“They call me Mister Tibbs.” When Virgil utters this classic line to Chief Gillespie in 1967’s “In the Heat of the Night”, the racial tensions have already been well-defined. And while the movie is a police drama/murder mystery, it’s the racial contention between a black Philadelphia police detective and the small Mississippi town that makes the film truly memorable. “In the Heat of the Night” won five Academy Awards including Best Picture and inspired two sequels and a popular TV series. But it’s the movie’s statement on 1960’s Southern racism and it’s strong black lead character that causes it to be recognized as a ground-breaking film.
The movie takes place in the small fictional town of Sparta, Mississippi. While out on patrol a deputy comes across the body of a wealthy business man. After ruling that the man was murdered, Police Chief Bill Gillespie (Rod Steiger) sends a deputy to look around town. While checking out the train station, the deputy comes across a black man sitting inside. Unjustly assuming the man is the killer, the deputy arrests him and brings him to the station. The man informs Chief Gillespie that his name is Virgil Tibbs (Sidney Poitier) and he’s a homicide detective from Philadelphia. Virgil’s captain back in Philly recommends that he stay in Sparta and help with the murder investigation. Neither Virgil or Gillespie like the idea yet they both agree. But the case may never be solved due the incompetence of the police department and the numerous racial barriers that keep Tibbs from accomplishing anything.
Even though this is a crime drama, the murder mystery itself never feels all that important. The investigation spends most of its time looking in the wrong directions and when the killer is finally revealed it feels too convenient. This is the movie’s one significant shortcoming. A tighter more engaging mystery would have added another intense dimension to the story. But it could easily be argued that the murder mystery is simply a backdrop to the greater story of a small town police chief and a big city detective breaking down the walls of racism while dealing with their own personal biases. Steiger and Poitier are great together and watching their complex and often times abrasive relationship unfold provides us with the movie’s best moments.
The great attention given to the town and its citizens is another thing that makes the movie work. The small town South is perfectly captured and there was never a time I questioned its genuineness for a second. From its assortment of main street stores to its rundown parts of town, the film succeeds in providing the perfect setting. But while we saw the current day South we also catch a glimpse of the old South during a scene in which Gillespie and Tibbs go to question a rich plantation owner named Endicott. The drive up to the main house is lined with cotton fields filled with black workers and it almost feels as though the movie has moved back in time. This also leads to the famous scene where Endicott slaps Tibbs once he realizes he is being questioned for the murder. Tibbs slaps him back, something unheard of in that day. Tibbs’ physical retaliation drew attention from around the country once the movie was released and it marked an interesting turn in the way many movies treated black characters.

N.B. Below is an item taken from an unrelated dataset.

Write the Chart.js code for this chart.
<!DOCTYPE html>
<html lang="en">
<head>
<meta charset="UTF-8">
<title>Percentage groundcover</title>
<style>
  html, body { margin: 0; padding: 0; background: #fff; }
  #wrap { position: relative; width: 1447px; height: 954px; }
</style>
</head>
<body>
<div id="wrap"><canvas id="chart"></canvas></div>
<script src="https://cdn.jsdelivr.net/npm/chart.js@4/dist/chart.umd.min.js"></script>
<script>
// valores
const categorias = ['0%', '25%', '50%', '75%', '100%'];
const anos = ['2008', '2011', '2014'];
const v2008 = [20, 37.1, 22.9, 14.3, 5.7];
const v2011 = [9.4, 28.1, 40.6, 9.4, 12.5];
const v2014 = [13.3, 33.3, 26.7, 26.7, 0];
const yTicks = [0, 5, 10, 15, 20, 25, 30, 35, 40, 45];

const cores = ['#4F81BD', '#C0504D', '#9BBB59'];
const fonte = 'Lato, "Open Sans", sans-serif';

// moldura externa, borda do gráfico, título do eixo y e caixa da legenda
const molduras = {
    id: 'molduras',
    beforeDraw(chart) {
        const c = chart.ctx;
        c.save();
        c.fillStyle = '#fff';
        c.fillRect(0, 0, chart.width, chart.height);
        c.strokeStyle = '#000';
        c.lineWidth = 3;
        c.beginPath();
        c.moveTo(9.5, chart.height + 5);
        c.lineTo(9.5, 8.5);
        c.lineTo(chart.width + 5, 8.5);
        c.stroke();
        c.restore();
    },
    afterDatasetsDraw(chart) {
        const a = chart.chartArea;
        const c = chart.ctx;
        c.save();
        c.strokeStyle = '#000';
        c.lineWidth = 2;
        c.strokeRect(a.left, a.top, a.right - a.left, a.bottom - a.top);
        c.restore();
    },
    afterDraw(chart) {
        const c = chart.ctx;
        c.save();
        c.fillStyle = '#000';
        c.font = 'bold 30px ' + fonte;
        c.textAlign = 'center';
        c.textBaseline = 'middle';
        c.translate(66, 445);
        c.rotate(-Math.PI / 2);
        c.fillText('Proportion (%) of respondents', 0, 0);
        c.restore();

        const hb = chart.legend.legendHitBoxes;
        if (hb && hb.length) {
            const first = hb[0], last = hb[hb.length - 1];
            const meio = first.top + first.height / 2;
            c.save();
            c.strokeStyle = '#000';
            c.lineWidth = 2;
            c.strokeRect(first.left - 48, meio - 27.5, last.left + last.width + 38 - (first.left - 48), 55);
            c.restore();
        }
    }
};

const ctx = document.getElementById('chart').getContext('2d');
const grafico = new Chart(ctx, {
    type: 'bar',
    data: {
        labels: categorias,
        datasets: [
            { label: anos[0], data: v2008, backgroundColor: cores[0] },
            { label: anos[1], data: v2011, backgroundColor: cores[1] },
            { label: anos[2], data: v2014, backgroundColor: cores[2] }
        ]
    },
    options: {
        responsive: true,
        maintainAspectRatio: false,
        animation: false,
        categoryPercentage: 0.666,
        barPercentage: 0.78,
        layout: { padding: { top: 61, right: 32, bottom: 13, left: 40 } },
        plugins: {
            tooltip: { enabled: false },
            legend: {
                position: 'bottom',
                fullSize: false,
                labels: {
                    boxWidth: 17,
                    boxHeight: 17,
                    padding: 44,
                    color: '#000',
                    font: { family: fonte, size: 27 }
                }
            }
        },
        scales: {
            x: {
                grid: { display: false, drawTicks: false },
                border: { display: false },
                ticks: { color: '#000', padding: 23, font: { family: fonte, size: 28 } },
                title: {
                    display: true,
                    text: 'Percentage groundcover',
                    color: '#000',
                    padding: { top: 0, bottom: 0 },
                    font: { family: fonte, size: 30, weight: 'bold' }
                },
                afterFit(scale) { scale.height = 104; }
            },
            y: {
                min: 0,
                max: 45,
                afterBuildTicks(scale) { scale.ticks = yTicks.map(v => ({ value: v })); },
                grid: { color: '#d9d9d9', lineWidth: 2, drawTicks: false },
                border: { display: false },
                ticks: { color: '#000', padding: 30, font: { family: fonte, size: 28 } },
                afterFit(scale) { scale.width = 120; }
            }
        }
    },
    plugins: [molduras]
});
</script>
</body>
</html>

“In the Heat of the Night” certainly gets points for its head-on approach to the topic of racism. It also manages to keep the audience engaged by first getting us invested in Virgil Tibbs, then showing us the racially fueled obstacles and dangers that he was up against in Sparta, Mississippi. We also get a fantastic character in Chief Gillespie and it’s fascinating to watch him evolve as he fights with the community expectations and his own inner struggles. The small town vibe permeates every single scene and the hot and humid Southern summer makes everything sweatier and grimier. It’s just unfortunate that the murder mystery never feels as serious or as threatening as it should have been. That’s the only thing holding down “In the Heat of the Night”. But it’s something that did make a difference for me.
I saw this movie in the sixties when it had a lot more impact. It was out at a time of some very ugly racism – REAL racism and not the manufactured kind of today. I don’t think younger folks can fully appreciate it.